Senior cabinet ministers are engaging in some of the most cowardly political behaviour I have come across, anonymously briefing the tabloids that somehow civil servants are to blame for people falling victim to the Taliban.
This charge does not need to be dignified with an answer: suffice to say that without the diligent work of civil servants at all levels and diplomats working flat out, the botched exit from Afghanistan would have been even more catastrophic.
Domnic Raab, then foreign secretary, was sitting on his sun lounger on holiday refusing to take calls which were key to directing operations in evacuating people from Afghanistan. If anyone is deserving of blame, it is him.
Another former Tory leading light, Iain Duncan Smith, was also hard at work over the weekend, pumping out his latest delusional bile, by drawing comparison with civil servants working from home and the blitz.

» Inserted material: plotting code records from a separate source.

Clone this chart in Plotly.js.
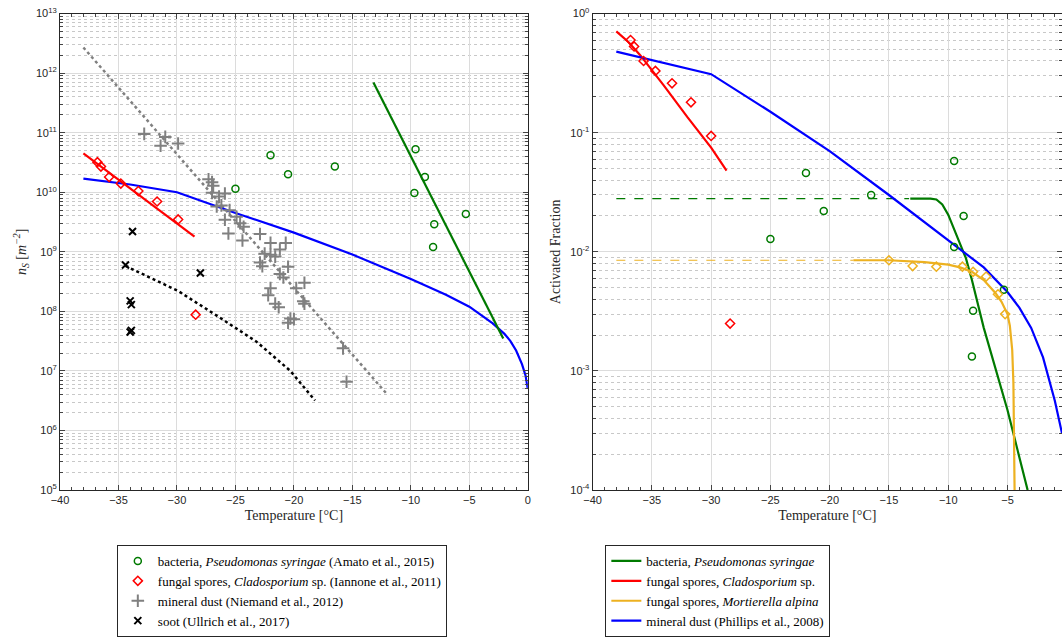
<!DOCTYPE html>
<html><head><meta charset="utf-8">
<script src="https://cdn.plot.ly/plotly-3.0.1.min.js"></script>
<style>body{margin:0}#c{width:1062px;height:637px}</style></head>
<body><div id="c"></div>
<script>
// ---- Left panel (n_S) ----
const dustLineT = [-38,-34,-30,-25,-20,-15,-10,-7,-5,-4,-3,-2,-1.5,-1,-0.5,-0.2,0];
const dustLineN = [1.7e10,1.35e10,1.0e10,4.5e9,2.1e9,9e8,3.5e8,1.9e8,1.2e8,8.8e7,6.3e7,4.2e7,3.2e7,2.2e7,1.3e7,8.5e6,5e6];
const bactLineT = [-13.2,-2.1];
const bactLineN = [7e11,3.5e7];
const fungLineT = [-38,-28.5];
const fungLineN = [4.5e10,1.8e9];
const niemLineT = [-38,-12];
const niemLineN = [2.7e12,4e6];
const sootLineT = [-34.4,-29.9,-26.6,-23.2,-20.3,-18.2];
const sootLineN = [5.8e8,2.2e8,8.5e7,3.1e7,1e7,3.2e6];
const bactPtT = [-25,-22,-20.5,-16.5,-9.6,-9.7,-8.8,-8,-8.1,-5.3];
const bactPtN = [1.15e10,4.2e10,2e10,2.7e10,5.3e10,9.7e9,1.8e10,2.9e9,1.2e9,4.3e9];
const fungPtT = [-36.8,-36.5,-35.8,-34.8,-33.3,-31.7,-29.9,-28.4];
const fungPtN = [3.2e10,2.7e10,1.8e10,1.4e10,1.05e10,7e9,3.5e9,8.8e7];
const sootPtT = [-33.8,-34.4,-28,-34,-33.9,-33.9,-34];
const sootPtN = [2.2e9,6e8,4.4e8,1.5e8,1.3e8,4.8e7,4.5e7];
const dustPtT = [-32.8,-31.4,-31.0,-29.9,-27.3,-27.0,-26.9,-27.0,-26.4,-25.9,-26.6,-26.2,-25.5,-25.9,-24.9,-24.6,-24.3,-25.6,-24.4,-22.9,-22.0,-20.7,-21.2,-22.5,-22.0,-21.6,-22.9,-22.7,-20.5,-21.2,-20.9,-22.0,-22.2,-19.1,-19.8,-21.6,-21.3,-19.2,-19.1,-20.3,-20.0,-20.5,-15.8,-15.5];
const dustPtLog = [10.98,10.78,10.93,10.82,10.22,10.17,10.11,9.99,9.93,9.98,9.76,9.78,9.70,9.54,9.59,9.48,9.42,9.31,9.19,9.30,9.15,9.15,9.04,8.97,8.95,8.92,8.82,8.76,8.75,8.63,8.57,8.39,8.27,8.48,8.39,8.13,8.07,8.17,8.13,7.88,7.87,7.81,7.38,6.82];
// ---- Right panel (activated fraction) ----
const dustAfT = [-38,-30,-25,-20,-15,-10,-7,-5,-4,-3,-2,-1,-0.4];
const dustAf = [0.48,0.31,0.15,0.07,0.03,0.0126,0.0074,0.0046,0.0034,0.0023,0.0013,5.6e-4,3e-4];
const fungAfT = [-38,-37,-36,-34,-32,-30,-28.7];
const fungAf = [0.71,0.58,0.45,0.25,0.135,0.075,0.048];
const bactDashT = [-38,-13.3];
const bactDash = [0.028,0.028];
const bactAfT = [-13.2,-11.5,-11,-10.5,-10,-9.5,-9,-8.5,-8,-7,-5,-3.3];
const bactAf = [0.028,0.028,0.0275,0.025,0.0205,0.0155,0.0118,0.0088,0.0058,0.0023,4.7e-4,1e-4];
const mortDashT = [-38,-18];
const mortDash = [0.0085,0.0085];
const mortAfT = [-18,-15,-12,-10,-9,-8,-7,-6,-5.5,-5,-4.8,-4.6,-4.5,-4.45,-4.4];
const mortAf = [0.0085,0.0085,0.0082,0.0078,0.0074,0.0068,0.0058,0.0045,0.0038,0.003,0.0024,0.0015,0.0008,0.0004,1e-4];
const bactAfPtT = [-25,-22,-20.5,-16.5,-9.5,-8.7,-9.5,-7.9,-8,-5.3];
const bactAfPt = [0.0128,0.046,0.022,0.03,0.058,0.02,0.011,0.0032,0.00132,0.0048];
const fungAfPtT = [-36.8,-36.5,-35.7,-34.7,-33.3,-31.7,-30,-28.4];
const fungAfPt = [0.6,0.53,0.4,0.33,0.26,0.18,0.094,0.0025];
const mortAfPtT = [-15,-13,-11,-8.8,-7.9,-6.8,-5.8,-5.2];
const mortAfPt = [0.0085,0.0076,0.0075,0.0075,0.0068,0.0062,0.0044,0.003];

const G='#007a00', R='#ff0000', B='#0000ff', O='#EDB120', GR='#808080';
const L = (x,y,c,extra)=>Object.assign({x,y,mode:'lines',line:{color:c,width:2.2},showlegend:false,hoverinfo:'skip'},extra||{});
const M = (x,y,c,sym,name,extra)=>Object.assign({x,y,mode:'markers',name,marker:{color:c,symbol:sym,size:7,line:{color:c,width:1.5}}},extra||{});

const traces = [
 L(niemLineT,niemLineN,GR,{line:{color:GR,width:2.5,dash:'dot'}}),
 L(sootLineT,sootLineN,'#000',{line:{color:'#000',width:2.5,dash:'dot'}}),
 L(dustLineT,dustLineN,B),
 L(bactLineT,bactLineN,G),
 L(fungLineT,fungLineN,R),
 M(bactPtT,bactPtN,G,'circle-open','bacteria, <i>Pseudomonas syringae</i> (Amato et al., 2015)',{legend:'legend'}),
 M(fungPtT,fungPtN,R,'diamond-open','fungal spores, <i>Cladosporium</i> sp. (Iannone et al., 2011)',{legend:'legend'}),
 M(dustPtT,dustPtLog.map(v=>Math.pow(10,v)),GR,'cross-thin-open','mineral dust (Niemand et al., 2012)',{legend:'legend',marker:{color:GR,symbol:'cross-thin-open',size:9,line:{color:GR,width:2}}}),
 M(sootPtT,sootPtN,'#000','x-thin-open','soot (Ullrich et al., 2017)',{legend:'legend',marker:{color:'#000',symbol:'x-thin-open',size:7,line:{color:'#000',width:2}}}),
 // right
 L(bactDashT,bactDash,G,{xaxis:'x2',yaxis:'y2',line:{color:G,width:1.2,dash:'dash'}}),
 L(mortDashT,mortDash,O,{xaxis:'x2',yaxis:'y2',line:{color:O,width:1.2,dash:'dash'}}),
 L(bactAfT,bactAf,G,{xaxis:'x2',yaxis:'y2',showlegend:true,legend:'legend2',name:'bacteria, <i>Pseudomonas syringae</i>'}),
 L(fungAfT,fungAf,R,{xaxis:'x2',yaxis:'y2',showlegend:true,legend:'legend2',name:'fungal spores, <i>Cladosporium</i> sp.'}),
 L(mortAfT,mortAf,O,{xaxis:'x2',yaxis:'y2',showlegend:true,legend:'legend2',name:'fungal spores, <i>Mortierella alpina</i>'}),
 L(dustAfT,dustAf,B,{xaxis:'x2',yaxis:'y2',showlegend:true,legend:'legend2',name:'mineral dust (Phillips et al., 2008)'}),
 M(bactAfPtT,bactAfPt,G,'circle-open','',{xaxis:'x2',yaxis:'y2',showlegend:false}),
 M(fungAfPtT,fungAfPt,R,'diamond-open','',{xaxis:'x2',yaxis:'y2',showlegend:false}),
 M(mortAfPtT,mortAfPt,O,'diamond-open','',{xaxis:'x2',yaxis:'y2',showlegend:false}),
];

const tickF = {family:'Liberation Sans, Arial', size:11, color:'#262626'};
const titleF = {family:'Liberation Serif, Times New Roman', size:14, color:'#262626'};
const xMinor = []; for(let t=-39;t<0;t++) if(t%5) xMinor.push(t);
const xax = (dom,rng,anchor)=>({domain:dom,range:rng,anchor,tickvals:[-40,-35,-30,-25,-20,-15,-10,-5,0],ticks:'inside',ticklen:5,
  showline:true,mirror:'ticks',linecolor:'#262626',linewidth:1,gridcolor:'#dcdcdc',zeroline:false,tickfont:tickF,automargin:false,
  minor:{tickvals:xMinor,ticks:'inside',ticklen:3,showgrid:false},title:{text:'Temperature [°C]',font:titleF,standoff:4}});
const sup = n=>'10<sup>'+n+'</sup>';
const yMinor = lo=>{const a=[];for(let e=lo;e<lo+9;e++)for(let m=2;m<10;m++)a.push(m*Math.pow(10,e));return a;};
const yax = (rng,vals,anchor,title)=>({type:'log',range:rng,anchor,domain:[0.207,0.978],tickvals:vals.map(v=>Math.pow(10,v)),ticktext:vals.map(sup),
  ticks:'inside',ticklen:5,showline:true,mirror:'ticks',linecolor:'#262626',gridcolor:'#dcdcdc',tickfont:tickF,automargin:false,
  minor:{tickvals:yMinor(rng[0]),ticks:'inside',ticklen:3,showgrid:true,gridcolor:'#c8c8c8',griddash:'dot'},title:{text:title,font:titleF,standoff:6}});

const layout = {
 width:1062,height:637,margin:{l:0,r:0,t:0,b:0},paper_bgcolor:'#fff',plot_bgcolor:'#fff',
 xaxis:xax([0.0565,0.497],[-40,0],'y'),
 yaxis:yax([5,13],[5,6,7,8,9,10,11,12,13],'x','<i>n<sub>S</sub></i> [<i>m<sup>−2</sup></i>]'),
 xaxis2:xax([0.558,1.0],[-40,-0.4],'y2'),
 yaxis2:yax([-4,0],[-4,-3,-2,-1,0],'x2','Activated Fraction'),
 legend:{x:0.110,y:0.118,xanchor:'left',yanchor:'top',bordercolor:'#262626',borderwidth:1,bgcolor:'#fff',
   font:{family:'Liberation Serif, Times New Roman',size:13,color:'#000'},tracegroupgap:0,itemwidth:30},
 legend2:{x:0.570,y:0.118,xanchor:'left',yanchor:'top',bordercolor:'#262626',borderwidth:1,bgcolor:'#fff',
   font:{family:'Liberation Serif, Times New Roman',size:13,color:'#000'},tracegroupgap:0,itemwidth:30},
 showlegend:true
};
Plotly.newPlot('c',traces,layout,{staticPlot:true});
</script></body></html>
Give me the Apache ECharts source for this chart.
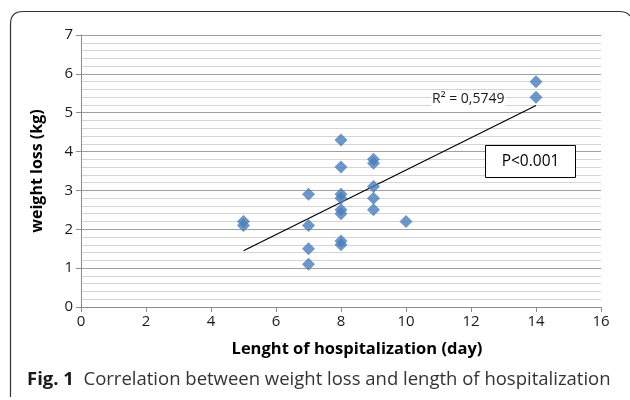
<!DOCTYPE html>
<html><head><meta charset="utf-8">
<script src="https://cdn.jsdelivr.net/npm/echarts@6/dist/echarts.min.js"></script>
<style>html,body{margin:0;padding:0;background:#fff}#c{width:630px;height:400px}</style>
</head><body><div id="c"></div>
<script>
var days = [5,5,7,7,7,7,8,8,8,8,8,8,8,8,9,9,9,9,9,10,14,14];
var weightLoss = [2.2,2.1,2.9,2.1,1.5,1.1,4.3,3.6,2.9,2.8,2.5,2.4,1.7,1.6,3.8,3.7,3.1,2.8,2.5,2.2,5.8,5.4];
var xTicks = [0,2,4,6,8,10,12,14,16];
var yTicks = [0,1,2,3,4,5,6,7];
var r2Label = 'R\u00b2 = 0,5749';
var pLabel = 'P<0.001';

// least-squares trendline from the data
var n = days.length, sx=0, sy=0, sxx=0, sxy=0;
for (var i=0;i<n;i++){sx+=days[i];sy+=weightLoss[i];sxx+=days[i]*days[i];sxy+=days[i]*weightLoss[i];}
var slope=(n*sxy-sx*sy)/(n*sxx-sx*sx), icpt=(sy-slope*sx)/n;
var xMin=Math.min.apply(null,days), xMax=Math.max.apply(null,days);
var trend=[[xMin,icpt+slope*xMin],[xMax,icpt+slope*xMax]];
var pts = days.map(function(d,i){return [d,weightLoss[i]];});

var font='"Open Sans", "Noto Sans", sans-serif';
var frameStyle={fill:null,stroke:'#333',lineWidth:1.2};
var chart=echarts.init(document.getElementById('c'),null,{renderer:'canvas'});
chart.setOption({
  animation:false,
  grid:{left:81,right:29,top:35,bottom:93,containLabel:false},
  xAxis:{type:'value',min:xTicks[0],max:xTicks[xTicks.length-1],interval:2,
    axisLine:{show:true,lineStyle:{color:'#8c8c8c',width:1}},
    axisTick:{show:true,length:5,lineStyle:{color:'#8c8c8c'}},
    splitLine:{show:false},
    axisLabel:{color:'#1a1a1a',fontSize:15,fontFamily:font,margin:7},
    name:'Lenght of hospitalization (day)',nameLocation:'middle',nameGap:34,
    nameTextStyle:{color:'#000',fontSize:16.5,fontWeight:'bold',fontFamily:font,padding:[0,0,0,32]}},
  yAxis:{type:'value',min:yTicks[0],max:yTicks[yTicks.length-1],interval:1,
    axisLine:{show:true,lineStyle:{color:'#8c8c8c',width:1}},
    axisTick:{show:true,length:5,lineStyle:{color:'#8c8c8c'}},
    splitLine:{show:true,lineStyle:{color:'#a0a0a0',width:1}},
    minorTick:{show:false,splitNumber:5},
    minorSplitLine:{show:true,lineStyle:{color:'#d4d4d4',width:1}},
    axisLabel:{color:'#1a1a1a',fontSize:15,fontFamily:font,margin:8},
    name:'weight loss (kg)',nameLocation:'middle',nameGap:36,nameRotate:90,
    nameTextStyle:{color:'#000',fontSize:16,fontWeight:'bold',fontFamily:font}},
  series:[
    {type:'line',data:trend,symbol:'none',lineStyle:{color:'#000',width:1.2},z:3,silent:true},
    {type:'scatter',data:pts,symbol:'diamond',symbolSize:13,itemStyle:{color:'#4a7dbb'},z:4}
  ],
  graphic:[
    {type:'polyline',shape:{points:[[10.5,397],[10.5,24]]},style:frameStyle,silent:true},
    {type:'bezierCurve',shape:{x1:10.5,y1:24,cpx1:10.5,cpy1:11.5,x2:23,y2:11.5},style:frameStyle,silent:true},
    {type:'polyline',shape:{points:[[23,11.5],[619,11.5]]},style:frameStyle,silent:true},
    {type:'bezierCurve',shape:{x1:619,y1:11.5,cpx1:627,cpy1:11.5,x2:630,y2:16},style:frameStyle,silent:true},
    {type:'text',left:431,top:91,z:10,style:{text:r2Label,fill:'#1a1a1a',font:'14px '+font,backgroundColor:'#fff',padding:[1,1,1,1]}},
    {type:'rect',shape:{x:485.5,y:145.5,width:90,height:32},style:{fill:'#fff',stroke:'#000',lineWidth:1},z:10},
    {type:'text',x:530.5,y:161.5,style:{text:pLabel,fill:'#000',font:'15.5px '+font,align:'center',verticalAlign:'middle'},z:11},
    {type:'text',left:27,top:370,style:{rich:{b:{fontWeight:'bold',fontSize:18.5,fontFamily:font,fill:'#1a1a1a'},r:{fontSize:18.5,fontFamily:font,fill:'#333'}},
      text:'{b|Fig. 1}{r|  Correlation between weight loss and length of hospitalization}'}}
  ]
});
</script></body></html>
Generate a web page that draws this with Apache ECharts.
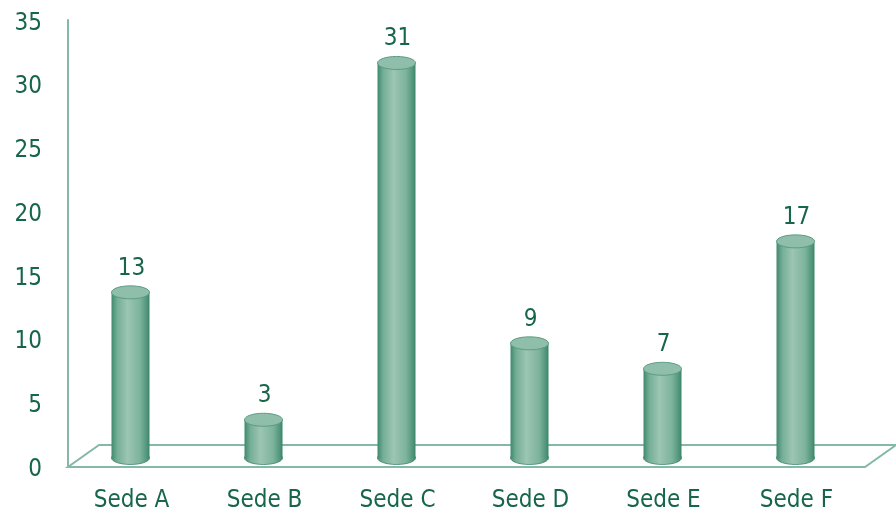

Perhaps IDS is unaware that computers and internet did not exist in the ’40s, and that the Luftwaffe bombing was not a contagious virus.
What makes these pathetic propaganda attempts even more bizarre is that the Tory government is committed to flexible working, and is legislating in that direction.
It makes sense as it was a 2019 manifesto commitment to make flexible working a default position. The concerted attempts to try to embarrass, intimidate and frankly make up baseless accusations against civil servants will not succeed.
PCS will continue to wholeheartedly defend members at DVLA and is doing the same in DVSA where an unsafe new testing regime is being proposed. Strike action will begin next week if DVSA management do not change course.
The unreasonable criticism levelled at our members in parts of the media is already having the opposite effect that was intended. It’s water off a duck’s back to people who do vital jobs in society – and PCS will never be driven off course from defending its members interests.